4. In relation to official support, we gave particular emphasis to:

- the continuing need for substantial flows of official development assistance, particularly to the poorest developing countries, through bilateral and multilateral channels;

- the importance of making such assistance as effective as possible. An increased share of official development assistance should go to those developing countries which are pursuing effective strategies to address good governance, sustainable development and poverty reduction. Assistance to such countries should also be more flexible and better co-ordinated. We agreed to work in the OECD Development Assistance Committee, the IMF/IBRD Development Committee, the Special Programme for Africa to promote more flexible funding of aid and technical assistance programmes to developing countries, programmed in partnership with recipient countries. Where we have an effective partnership and share common goals, we should, to the extent possible and consistent with our programmes, aim to provide stronger support for budgets and balance of payments for countries undertaking bold reform in the context of sound development strategies. We will also work to help countries to develop sustainable public expenditure plans and build capacity to manage them in a transparent and accountable way;

- the importance of evaluating progress against multilaterally-accepted targets for poverty reduction and for improvements in primary education, basic health care, gender equality, water and sanitation, food security, environment and governance, and economic growth. We welcomed initiatives being taken by the UN, World Bank and OECD to report regularly on progress towards these goals;

- the substantial debt relief already given under Naples terms and the results achieved, with six countries already declared definitely eligible for HIPC debt relief and a further two countries likely to be declared eligible shortly. We encourage all eligible countries to take the policy measures needed to embark on the process as soon as possible so that all can be in the process by the year 2000. We agree that our export credit agencies should seek to ensure their export credits to HIPC countries are used productively.

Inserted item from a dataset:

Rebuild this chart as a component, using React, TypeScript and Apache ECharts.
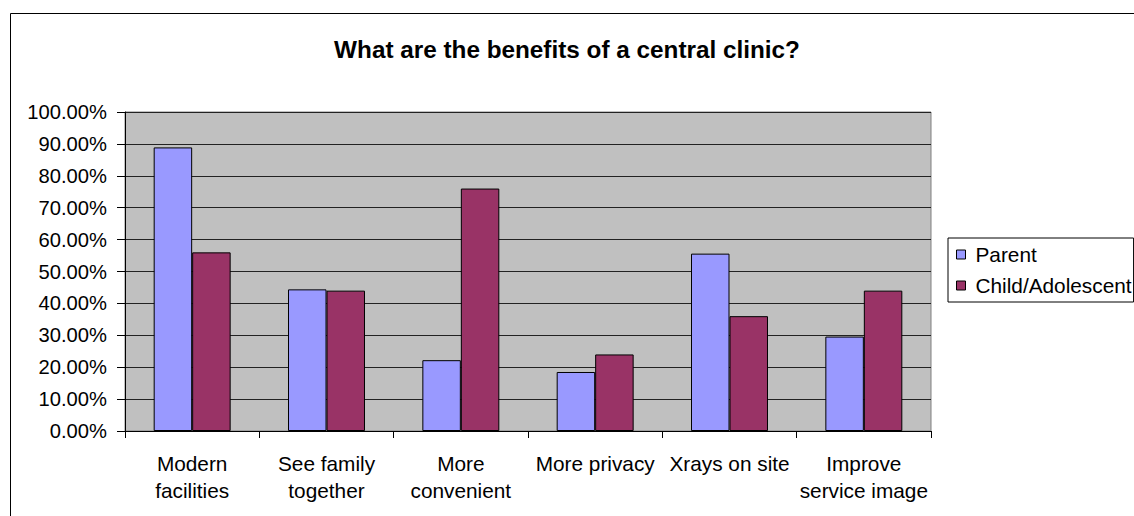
import React, { useEffect, useRef } from "react";
import * as echarts from "echarts";

const categories = [
  "Modern\nfacilities",
  "See family\ntogether",
  "More\nconvenient",
  "More privacy",
  "Xrays on site",
  "Improve\nservice image",
];
const parentValues = [0.889, 0.444, 0.222, 0.185, 0.556, 0.296];
const childValues = [0.56, 0.44, 0.76, 0.24, 0.36, 0.44];
const seriesNames = ["Parent", "Child/Adolescent"];
const titleText = "What are the benefits of a central clinic?";

const FONT = "'Liberation Sans', Arial, sans-serif";

export default function App() {
  const ref = useRef<HTMLDivElement>(null);
  useEffect(() => {
    if (!ref.current) return;
    const chart = echarts.init(ref.current, undefined, { renderer: "svg" });
    chart.setOption({
      animation: false,
      backgroundColor: "#ffffff",
      textStyle: { fontFamily: FONT },
      title: {
        text: titleText,
        left: "center",
        top: 32,
        textStyle: { fontFamily: FONT, fontSize: 24.3, fontWeight: "bold", color: "#000" },
      },
      graphic: [
        {
          type: "rect",
          left: 8,
          top: 11,
          shape: { width: 1200, height: 600 },
          style: { fill: "none", stroke: "#000", lineWidth: 1 },
          silent: true,
        },
      ],
      legend: {
        orient: "vertical",
        left: 948,
        top: 238,
        padding: [6, 2, 6, 8],
        itemGap: 10,
        itemWidth: 9,
        itemHeight: 9,
        icon: "rect",
        backgroundColor: "#fff",
        borderColor: "#000",
        borderWidth: 1,
        textStyle: { fontFamily: FONT, fontSize: 20.8, color: "#000", padding: [0, 0, 0, 5] },
        itemStyle: { borderColor: "#000", borderWidth: 1 },
        data: seriesNames,
      },
      grid: {
        left: 125,
        right: 203,
        top: 112,
        bottom: 85,
        show: true,
        backgroundColor: "#C0C0C0",
        borderColor: "#808080",
        borderWidth: 1,
        containLabel: false,
      },
      xAxis: {
        type: "category",
        data: categories,
        axisLine: { lineStyle: { color: "#000", width: 1 } },
        axisTick: { show: true, length: 7, lineStyle: { color: "#000" } },
        axisLabel: {
          interval: 0,
          fontFamily: FONT,
          fontSize: 20.8,
          lineHeight: 27,
          color: "#000",
          margin: 19,
        },
      },
      yAxis: {
        type: "value",
        min: 0,
        max: 1,
        interval: 0.1,
        axisLine: { show: true, lineStyle: { color: "#000", width: 1 } },
        axisTick: { show: true, length: 8, lineStyle: { color: "#000" } },
        axisLabel: {
          fontFamily: FONT,
          fontSize: 20.2,
          color: "#000",
          margin: 18,
          formatter: (v: number) => (v * 100).toFixed(2) + "%",
        },
        splitLine: { show: true, lineStyle: { color: "#222", width: 1 } },
      },
      series: [
        {
          name: seriesNames[0],
          type: "bar",
          data: parentValues,
          barGap: "0%",
          barCategoryGap: "42.7%",
          itemStyle: { color: "#9999FF", borderColor: "#000", borderWidth: 1 },
        },
        {
          name: seriesNames[1],
          type: "bar",
          data: childValues,
          barGap: "0%",
          barCategoryGap: "42.7%",
          itemStyle: { color: "#993366", borderColor: "#000", borderWidth: 1 },
        },
      ],
    });
    return () => chart.dispose();
  }, []);
  return (
    <div
      ref={ref}
      style={{ position: "fixed", left: 0, top: 0, width: 1134, height: 516 }}
    />
  );
}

5. We stressed the importance of more developing countries making the necessary reforms to attract flows of foreign direct investment and to mobilise additional domestic resources. To this end we agreed to:

- support countries seeking to create a business environment that encourages stable and productive private flows, in particular through education and training, institution building and improvement in legal systems, and in other aspects of social and economic infrastructure;

- encourage more innovative use of multilateral and bilateral investment guarantees, consistent with improving the efficiency of capital markets.

6. We called specifically on the international financial institutions to:

- support the development and implementation of regulatory frameworks for the financial sector;

- develop lending programmes which would more effectively create the elements of an attractive investment climate;

- make temporary resources available to countries undertaking ambitious trade liberalisation where this gives rise to short-term balance of payments or fiscal difficulties.

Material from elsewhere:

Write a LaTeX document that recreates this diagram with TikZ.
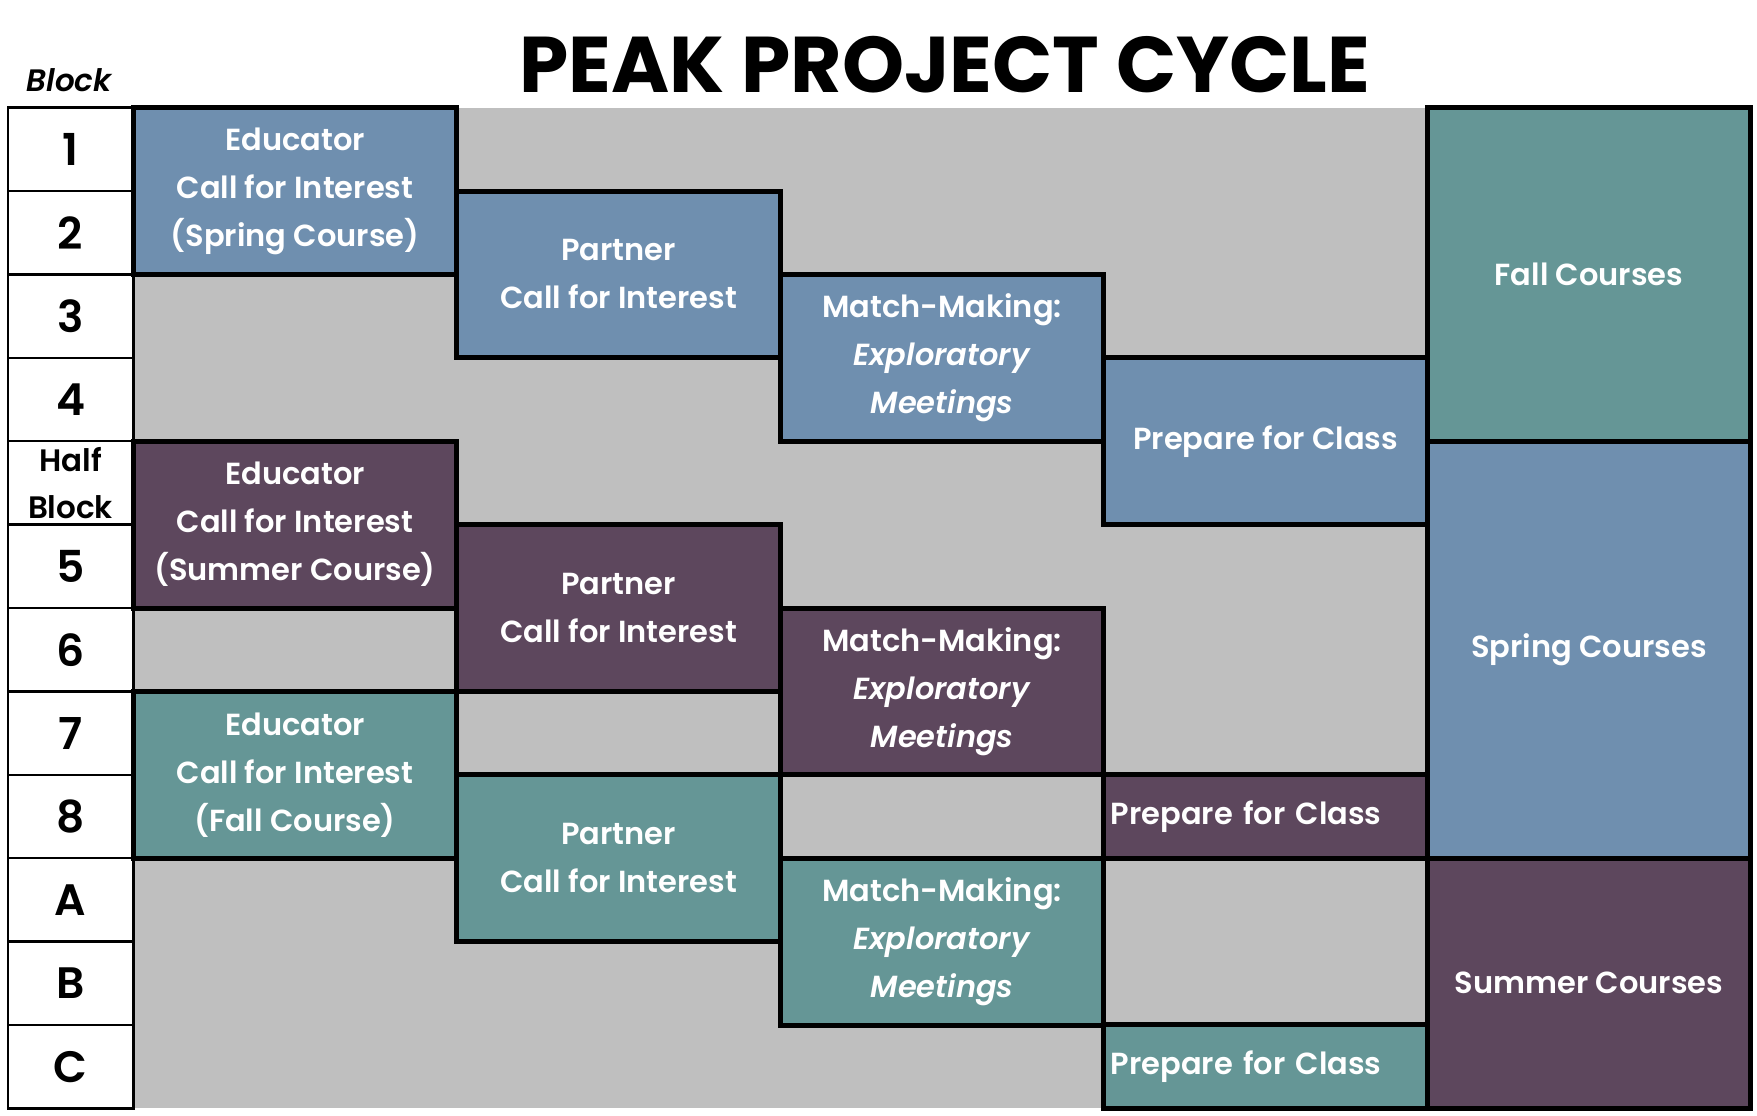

7. We emphasised the value of regional integration among developing countries that wish to pursue it, particularly in Africa, where many countries suffer from small and fragmented markets and poor transport facilities. We remain ready to support this process with technical assistance. We also urge the international financial institutions to develop more effective support and new instruments for regionally based initiatives.

8. We recognise the particular trade problems of the least developed countries. We stress the importance of effective implementation of the WTO plan of action for the least developed countries, including programmes of integrated technical assistance. We will keep progress under review at the WTO Ministerial.

9. We will also support efforts of all developing countries, particularly those being made in Africa, to promote good governance and participatory development and to fight corruption, including through the development of operational codes, as well as to create regional groupings to combat money laundering.

Electronic Commerce

10. Information and communication technologies offer all countries - industrialised, emerging and developing - the opportunity to revolutionise their quality of life and economic wellbeing. The potential impact of electronic commerce on global growth and employment is profound. Huge advances have already been made. Electronic markets link traders around the world and many jobs are dependent on the internet worldwide. We will work with the international institutions and the private sector to offer the best opportunities for the future: a predictable and stable environment and a seamless, decentralised global market place where competition and consumer choice drive economic activity. In particular, we welcome the work of the WTO, OECD, other appropriate international fora and the private sector, and encourage:

- removal of inappropriate and unnecessary legal barriers to the electronic conduct of business;

- taxation to be technology neutral. It should neither stifle commercial opportunities by creating unnecessary barriers nor provide increased scope for tax avoidance and evasion. International co-operation through the OECD is essential;

- the international institutions and the private sector to accelerate the development of global frameworks, to promote competition; protect privacy, consumer interests and intellectual property; encompass the use of electronic authentication facilitating contracting over the Internet; and include the promotion of open and internationally agreed standards;

- rapid progress in the work of UNCITRAL on electronic authentication and of the OECD on the implementation of the cryptography policy guidelines;

- public administration to use electronic means to deliver programmes and services, promoting progress in the WTO Working Group on Transparency in Government Procurement and the reform of the WTO Government Procurement Agreement, and pushing forward the work on trade facilitation in the WTO and elsewhere;

- governments to involve business and consumers in this work to ensure that any proposals are practical and take into account the demands of the market place.

11. We look forward to progress at the Ottawa OECD Ministerial Conference in October and in other international fora. A framework on taxation is a priority. We have asked officials to report back next year.